>> BEGIN MATERIAL SUPPLIED

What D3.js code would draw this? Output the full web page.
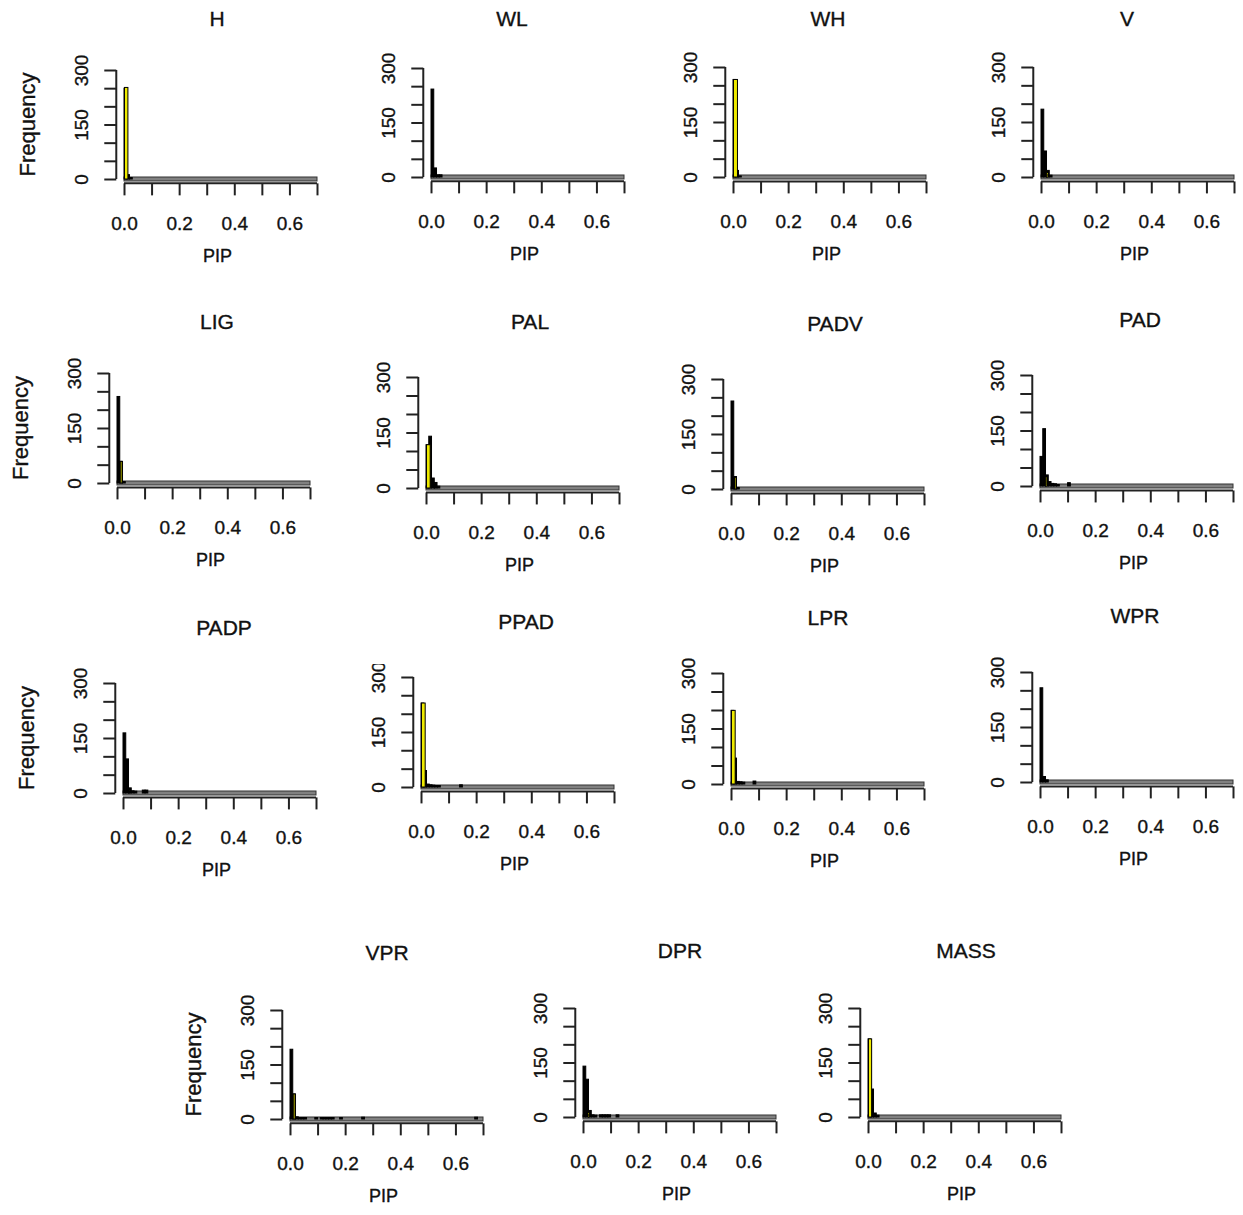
<!DOCTYPE html>
<html><head><meta charset="utf-8">
<script src="https://cdn.jsdelivr.net/npm/d3@7/dist/d3.min.js"></script>
<style>body{margin:0;background:#fff}svg{display:block}text{font-family:"Liberation Sans",Arial,sans-serif;fill:#111;stroke:#111;stroke-width:0.35px}</style>
</head><body>
<svg id="chart" width="1243" height="1215"></svg>
<script>
// ---- data (histogram bins of PIP, bin width 0.01: [binStart, count]) ----
const panelNames = ["H","WL","WH","V","LIG","PAL","PADV","PAD","PADP","PPAD","LPR","WPR","VPR","DPR","MASS"];
const binWidth = 0.01;
const binsH    = [[0,250],[0.01,12],[0.02,4]];
const binsWL   = [[0,242],[0.01,25],[0.02,6],[0.03,6]];
const binsWH   = [[0,266],[0.01,18],[0.02,3]];
const binsV    = [[0,185],[0.01,71],[0.02,18],[0.03,5]];
const binsLIG  = [[0,236],[0.01,59],[0.02,4]];
const binsPAL  = [[0,117],[0.01,140],[0.02,27],[0.03,15],[0.04,5]];
const binsPADV = [[0,240],[0.01,34],[0.02,4]];
const binsPAD  = [[0,80],[0.01,155],[0.02,30],[0.03,12],[0.04,7],[0.05,6],[0.06,4],[0.1,9]];
const binsPADP = [[0,164],[0.01,93],[0.02,14],[0.03,6],[0.04,5],[0.07,8],[0.08,8]];
const binsPPAD = [[0,229],[0.01,45],[0.02,8],[0.03,6],[0.04,5],[0.05,4],[0.06,4],[0.14,6]];
const binsLPR  = [[0,199],[0.01,70],[0.02,7],[0.03,6],[0.04,5],[0.08,8]];
const binsWPR  = [[0,257],[0.01,15],[0.02,6]];
const binsVPR  = [[0,192],[0.01,69],[0.02,6],[0.03,4],[0.04,4],[0.05,4],[0.09,4],[0.11,4],[0.12,4],[0.13,4],[0.14,4],[0.15,4],[0.18,4],[0.26,5],[0.67,5]];
const binsDPR  = [[0,140],[0.01,104],[0.02,18],[0.03,6],[0.04,5],[0.06,6],[0.07,6],[0.08,6],[0.09,6],[0.12,6]];
const binsMASS = [[0,215],[0.01,77],[0.02,11],[0.03,5]];
// highlighted (yellow) overlay bars: [from, to, count]
const yellowH    = [[0,0.016,252]];
const yellowWL   = [];
const yellowWH   = [[0,0.018,266]];
const yellowV    = [[0.019,0.027,12]];
const yellowLIG  = [[0.01,0.02,59]];
const yellowPAL  = [[0,0.017,117],[0.028,0.034,11]];
const yellowPADV = [[0.011,0.02,32]];
const yellowPAD  = [[0.019,0.027,24]];
const yellowPADP = [[0.02,0.027,6]];
const yellowPPAD = [[0,0.017,229]];
const yellowLPR  = [[0,0.017,199]];
const yellowWPR  = [];
const yellowVPR  = [[0.01,0.02,69]];
const yellowDPR  = [[0.017,0.025,12]];
const yellowMASS = [[0,0.015,215]];
const xTicks = [0,0.1,0.2,0.3,0.4,0.5,0.6,0.7];
const xTickLabels = ["0.0","","0.2","","0.4","","0.6",""];
const yTicks = [0,50,100,150,200,250,300];
const yTickLabels = ["0","","","150","","","300"];
const xLabel = "PIP", yLabel = "Frequency";

const allBins = [binsH,binsWL,binsWH,binsV,binsLIG,binsPAL,binsPADV,binsPAD,binsPADP,binsPPAD,binsLPR,binsWPR,binsVPR,binsDPR,binsMASS];
const allYellow = [yellowH,yellowWL,yellowWH,yellowV,yellowLIG,yellowPAL,yellowPADV,yellowPAD,yellowPADP,yellowPPAD,yellowLPR,yellowWPR,yellowVPR,yellowDPR,yellowMASS];

// ---- layout (pixel geometry of each panel) ----
// [x of 0.0, y of count 0, y of count 300, title x, title y, show ylabel, clip top]
const layout = [
  [124,179,70,217,18,true,null],[431,177,68,512,18,false,null],[733,177,67,828,18,false,null],[1041,177,67,1127,18,false,null],
  [117,483,373,217,321,true,null],[426,488,377,530,321,false,null],[731,489,379,835,323,false,null],[1040,486,375,1140,319,false,null],
  [123,793,683,224,627,true,null],[421,787,677,526,621,false,664],[731,784,673,828,617,false,null],[1040,782,672,1135,615,false,null],
  [290,1119,1010,387,952,true,null],[583,1117,1008,680,950,false,null],[868,1117,1008,966,950,false,null]
];
const plotW = 193;

const svg = d3.select("#chart");
const defs = svg.append("defs");

panelNames.forEach((name,i)=>{
  const [x0,y0,y300,tx,ty,showY,clipTop] = layout[i];
  const x = d3.scaleLinear().domain([0,0.7]).range([x0,x0+plotW]);
  const y = d3.scaleLinear().domain([0,300]).range([y0,y300]);
  const g = svg.append("g");
  const axisX = x(-0.028), axisY = y(-12);

  // title
  g.append("text").attr("x",tx).attr("y",ty).attr("text-anchor","middle")
    .attr("dominant-baseline","central").style("font-size","21px").text(name);

  // baseline band (zero-height bars)
  g.append("rect").attr("x",x(0)).attr("y",y(0)-2).attr("width",x(0.7)-x(0)).attr("height",4)
    .attr("fill","#808080").attr("stroke","#333").attr("stroke-width",1);

  // black histogram bars
  g.selectAll("rect.bar").data(allBins[i]).join("rect").attr("class","bar")
    .attr("x",d=>x(d[0])).attr("width",d=>x(d[0]+binWidth)-x(d[0]))
    .attr("y",d=>y(d[1])).attr("height",d=>y(0)-y(d[1]))
    .attr("fill","#000").attr("stroke","#000").attr("stroke-width",1);

  // yellow overlay bars
  g.selectAll("rect.ybar").data(allYellow[i]).join("rect").attr("class","ybar")
    .attr("x",d=>x(d[0])+0.5).attr("width",d=>x(d[1])-x(d[0])-1)
    .attr("y",d=>y(d[2])).attr("height",d=>y(0)-y(d[2]))
    .attr("fill","#eeea00").attr("stroke","#000").attr("stroke-width",1);

  // x axis
  const xa = g.append("g").attr("transform",`translate(0,${axisY})`)
    .call(d3.axisBottom(x).tickValues(xTicks).tickSize(12).tickFormat((d,k)=>xTickLabels[k]));
  xa.select(".domain").attr("stroke","#222").attr("stroke-width",2).attr("d",`M${x(0)},0H${x(0.7)}`);
  xa.selectAll(".tick line").attr("stroke","#222").attr("stroke-width",2);
  xa.selectAll(".tick text").attr("y",y0+45-axisY).attr("dy",null).attr("dominant-baseline","central")
    .style("font-size","19px").attr("fill","#111").style("font-family",'"Liberation Sans",Arial,sans-serif');

  // y axis
  const ya = g.append("g").attr("transform",`translate(${axisX},0)`)
    .call(d3.axisLeft(y).tickValues(yTicks).tickSize(12).tickFormat((d,k)=>yTickLabels[k]));
  ya.select(".domain").attr("stroke","#222").attr("stroke-width",2).attr("d",`M0,${y(0)}V${y(300)}`);
  ya.selectAll(".tick line").attr("stroke","#222").attr("stroke-width",2);
  ya.selectAll(".tick text").attr("x",null).attr("dy",null)
    .attr("transform","translate(-35,0) rotate(-90)").attr("text-anchor","middle").attr("dominant-baseline","central")
    .style("font-size","19px").attr("fill","#111").style("font-family",'"Liberation Sans",Arial,sans-serif');
  if (clipTop !== null) {
    const cid = "clip"+i;
    defs.append("clipPath").attr("id",cid).attr("clipPathUnits","userSpaceOnUse")
      .append("rect").attr("x",-2000).attr("y",clipTop).attr("width",4000).attr("height",2000);
    ya.attr("clip-path",`url(#${cid})`);
  }

  // axis labels
  g.append("text").attr("x",(x(0)+x(0.7))/2-3).attr("y",y0+77).attr("text-anchor","middle")
    .attr("dominant-baseline","central").style("font-size","18px").text(xLabel);
  if (showY) {
    g.append("text").attr("transform",`translate(${axisX-89},${(y(0)+y(300))/2}) rotate(-90)`)
      .attr("text-anchor","middle").attr("dominant-baseline","central").style("font-size","22px").text(yLabel);
  }
});
</script>
</body></html>
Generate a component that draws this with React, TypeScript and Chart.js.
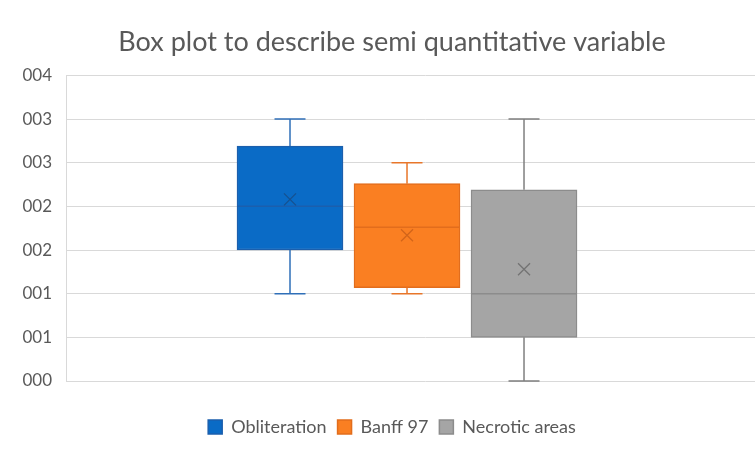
import React, { useEffect, useRef } from "react";
import { Chart, registerables } from "chart.js";

Chart.register(...registerables);

const seriesNames = ["Obliteration", "Banff 97", "Necrotic areas"];
const minValues = [1.0, 1.0, 0.0];
const q1Values = [1.5, 1.07, 0.5];
const medianValues = [2.0, 1.76, 1.0];
const q3Values = [2.69, 2.26, 2.19];
const maxValues = [3.0, 2.5, 3.0];
const meanValues = [2.08, 1.67, 1.28];
const yTickLabels = ["000", "001", "001", "002", "002", "003", "003", "004"];

const fillColors = ["#0A6BC6", "#FA7F22", "#A5A5A5"];
const borderColors = ["#1B5FAD", "#E26D1C", "#8C8C8C"];
const lineColors = ["#2F6FB8", "#E8762A", "#7F7F7F"];
const meanColors = ["#16518F", "#D2651A", "#737373"];
const textColor = "#595959";
const fontFamily = "Lato, 'Open Sans', sans-serif";

const boxPlotPlugin = {
  id: "boxWhiskers",
  afterDatasetsDraw(chart: any) {
    const ctx = chart.ctx;
    const y = chart.scales.y;
    ctx.save();
    chart.data.datasets.forEach((_ds: any, i: number) => {
      const meta = chart.getDatasetMeta(i);
      const bar: any = meta.data[0];
      if (!bar) return;
      const x = bar.x;
      const w = bar.width;
      const capHalf = 15.5;
      ctx.strokeStyle = lineColors[i];
      ctx.lineWidth = 1.5;
      ctx.beginPath();
      ctx.moveTo(x, y.getPixelForValue(maxValues[i]));
      ctx.lineTo(x, y.getPixelForValue(q3Values[i]));
      ctx.moveTo(x - capHalf, y.getPixelForValue(maxValues[i]));
      ctx.lineTo(x + capHalf, y.getPixelForValue(maxValues[i]));
      ctx.moveTo(x, y.getPixelForValue(q1Values[i]));
      ctx.lineTo(x, y.getPixelForValue(minValues[i]));
      ctx.moveTo(x - capHalf, y.getPixelForValue(minValues[i]));
      ctx.lineTo(x + capHalf, y.getPixelForValue(minValues[i]));
      ctx.stroke();
      ctx.strokeStyle = borderColors[i];
      ctx.lineWidth = 1.5;
      ctx.beginPath();
      const my = y.getPixelForValue(medianValues[i]);
      ctx.moveTo(x - w / 2, my);
      ctx.lineTo(x + w / 2, my);
      ctx.stroke();
      const ay = y.getPixelForValue(meanValues[i]);
      const s = 6;
      ctx.strokeStyle = meanColors[i];
      ctx.lineWidth = 1.3;
      ctx.beginPath();
      ctx.moveTo(x - s, ay - s);
      ctx.lineTo(x + s, ay + s);
      ctx.moveTo(x + s, ay - s);
      ctx.lineTo(x - s, ay + s);
      ctx.stroke();
    });
    ctx.restore();
  },
};

export default function App() {
  const ref = useRef<HTMLCanvasElement | null>(null);
  useEffect(() => {
    if (!ref.current) return;
    const chart = new Chart(ref.current, {
      type: "bar",
      data: {
        datasets: seriesNames.map((name, i) => ({
          label: name,
          data: [{ x: i, y: [q1Values[i], q3Values[i]] }],
          backgroundColor: fillColors[i],
          borderColor: borderColors[i],
          borderWidth: 1.5,
          borderSkipped: false,
          grouped: false,
          barThickness: 106,
        })),
      },
      options: {
        animation: false,
        responsive: false,
        maintainAspectRatio: false,
        layout: { padding: { left: 0, right: 0, top: 0, bottom: 10 } },
        plugins: {
          title: {
            display: true,
            text: "Box plot to describe semi quantitative variable",
            color: textColor,
            font: { family: fontFamily, size: 27, weight: "normal" },
            padding: { top: 26, bottom: 17 },
          },
          legend: {
            position: "bottom",
            labels: {
              color: textColor,
              font: { family: fontFamily, size: 18 },
              boxWidth: 14,
              boxHeight: 14,
              padding: 11,
            },
          },
          tooltip: { enabled: false },
        },
        scales: {
          x: {
            type: "linear",
            min: -1.9145,
            max: 4.222,
            offset: false,
            display: true,
            grid: { display: false },
            border: { display: false },
            ticks: { display: false },
            afterFit(scale: any) {
              scale.height = 26;
            },
          },
          y: {
            min: 0,
            max: 3.5,
            ticks: {
              stepSize: 0.5,
              color: textColor,
              font: { family: fontFamily, size: 17 },
              padding: 14,
              callback: (_v: any, i: number) => yTickLabels[i],
            },
            grid: { color: "#D9D9D9", lineWidth: 1, drawTicks: false },
            border: { display: true, color: "#D9D9D9" },
            afterFit(scale: any) {
              scale.width = 66;
            },
          },
        },
      },
      plugins: [boxPlotPlugin],
    });
    return () => chart.destroy();
  }, []);
  return (
    <div style={{ position: "fixed", left: 0, top: 0, width: 755, height: 456, overflow: "hidden", background: "#fff" }}>
      <canvas ref={ref} width={784} height={456} style={{ display: "block" }} />
    </div>
  );
}
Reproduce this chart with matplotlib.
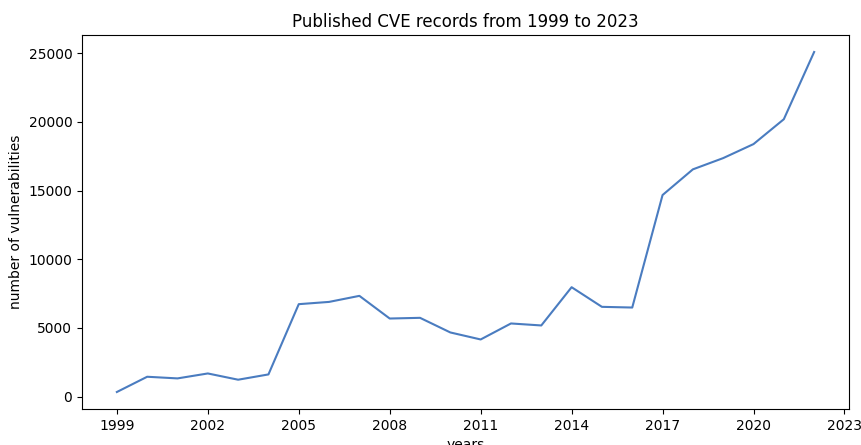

>> END MATERIAL SUPPLIED

> _WHAT IS EXPECTED_: From the listing above, restate verbatim the lines running from the one with "Generate a component" through the one with "Chart.register(...registerables);", inclusive, but not the pictures.

> _EXPECTED OUTPUT_:
Generate a component that draws this with React, TypeScript and Chart.js.
import React, { useEffect, useRef } from "react";
import { Chart, registerables } from "chart.js";

Chart.register(...registerables);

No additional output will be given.